- _Objective_
Omit all images. Write out the rest of the material exactly.
-- Start --
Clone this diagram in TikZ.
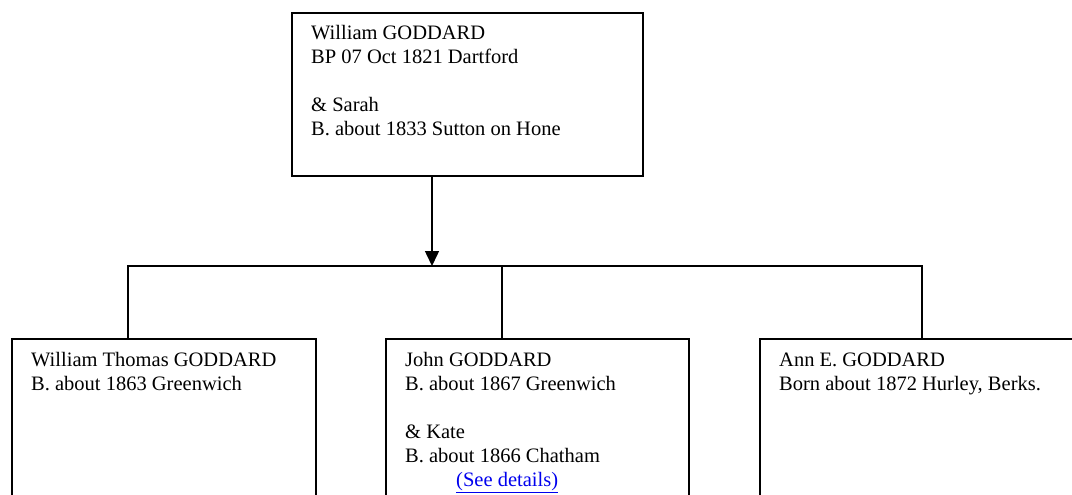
\documentclass[tikz,border=0pt]{standalone}
\usepackage{fontspec}
\setmainfont{Liberation Serif}
\usetikzlibrary{arrows.meta}
\definecolor{linkblue}{RGB}{0,0,238}
\tikzset{
  famibox/.style={draw, line width=1.8pt, rectangle, inner sep=0pt, anchor=north west},
  famitxt/.style={anchor=base west, inner sep=0pt, font=\fontsize{20.5}{24}\selectfont},
  conn/.style={line width=1.5pt},
  arr/.style={conn, -{Triangle[width=14pt,length=15pt]}},
}
\newcommand\famlines[1]{\vtop{\baselineskip=24pt #1}}
\begin{document}
\begin{tikzpicture}[x=1pt,y=-1pt]
\useasboundingbox (0,0) rectangle (1072,495);
\fill[white] (0,0) rectangle (1072,495);
\clip (0,0) rectangle (1072,495);

% boxes
\node[famibox, minimum width=351pt, minimum height=163pt] (top) at (291,12) {};
\node[famibox, minimum width=304pt, minimum height=200pt] (c1) at (11,338) {};
\node[famibox, minimum width=303pt, minimum height=200pt] (c2) at (385,338) {};
\node[famibox, minimum width=360pt, minimum height=200pt] (c3) at (759,338) {};

% texts
\node[famitxt] (ttop) at (311,40) {\famlines{\hbox{William GODDARD}\hbox{BP 07 Oct 1821 Dartford}\hbox{}\hbox{\& Sarah}\hbox{B. about 1833 Sutton on Hone}}};
\node[famitxt] (tc1) at (31,366) {\famlines{\hbox{William Thomas GODDARD}\hbox{B. about 1863 Greenwich}}};
\node[famitxt] (tc2) at (405,366) {\famlines{\hbox{John GODDARD}\hbox{B. about 1867 Greenwich}\hbox{}\hbox{\& Kate}\hbox{B. about 1866 Chatham}\hbox{\hspace*{51pt}\textcolor{linkblue}{\underline{(See details)}}}}};
\node[famitxt] (tc3) at (779,366) {\famlines{\hbox{Ann E. GODDARD}\hbox{Born about 1872 Hurley, Berks.}}};

% connectors
\coordinate (j) at (432,266);
\coordinate (hl) at (128,266);
\coordinate (hm) at (502,266);
\coordinate (hr) at (922,266);
\draw[arr] (top.south -| j) -- (j);
\draw[conn] (c1.north -| hl) -- (hl) -- (hr) -- (c3.north -| hr);
\draw[conn] (hm) -- (c2.north -| hm);
\end{tikzpicture}
\end{document}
-- End --
- _The solution_
Clone this diagram in TikZ.
\documentclass[tikz,border=0pt]{standalone}
\usepackage{fontspec}
\setmainfont{Liberation Serif}
\usetikzlibrary{arrows.meta}
\definecolor{linkblue}{RGB}{0,0,238}
\tikzset{
  famibox/.style={draw, line width=1.8pt, rectangle, inner sep=0pt, anchor=north west},
  famitxt/.style={anchor=base west, inner sep=0pt, font=\fontsize{20.5}{24}\selectfont},
  conn/.style={line width=1.5pt},
  arr/.style={conn, -{Triangle[width=14pt,length=15pt]}},
}
\newcommand\famlines[1]{\vtop{\baselineskip=24pt #1}}
\begin{document}
\begin{tikzpicture}[x=1pt,y=-1pt]
\useasboundingbox (0,0) rectangle (1072,495);
\fill[white] (0,0) rectangle (1072,495);
\clip (0,0) rectangle (1072,495);

% boxes
\node[famibox, minimum width=351pt, minimum height=163pt] (top) at (291,12) {};
\node[famibox, minimum width=304pt, minimum height=200pt] (c1) at (11,338) {};
\node[famibox, minimum width=303pt, minimum height=200pt] (c2) at (385,338) {};
\node[famibox, minimum width=360pt, minimum height=200pt] (c3) at (759,338) {};

% texts
\node[famitxt] (ttop) at (311,40) {\famlines{\hbox{William GODDARD}\hbox{BP 07 Oct 1821 Dartford}\hbox{}\hbox{\& Sarah}\hbox{B. about 1833 Sutton on Hone}}};
\node[famitxt] (tc1) at (31,366) {\famlines{\hbox{William Thomas GODDARD}\hbox{B. about 1863 Greenwich}}};
\node[famitxt] (tc2) at (405,366) {\famlines{\hbox{John GODDARD}\hbox{B. about 1867 Greenwich}\hbox{}\hbox{\& Kate}\hbox{B. about 1866 Chatham}\hbox{\hspace*{51pt}\textcolor{linkblue}{\underline{(See details)}}}}};
\node[famitxt] (tc3) at (779,366) {\famlines{\hbox{Ann E. GODDARD}\hbox{Born about 1872 Hurley, Berks.}}};

% connectors
\coordinate (j) at (432,266);
\coordinate (hl) at (128,266);
\coordinate (hm) at (502,266);
\coordinate (hr) at (922,266);
\draw[arr] (top.south -| j) -- (j);
\draw[conn] (c1.north -| hl) -- (hl) -- (hr) -- (c3.north -| hr);
\draw[conn] (hm) -- (c2.north -| hm);
\end{tikzpicture}
\end{document}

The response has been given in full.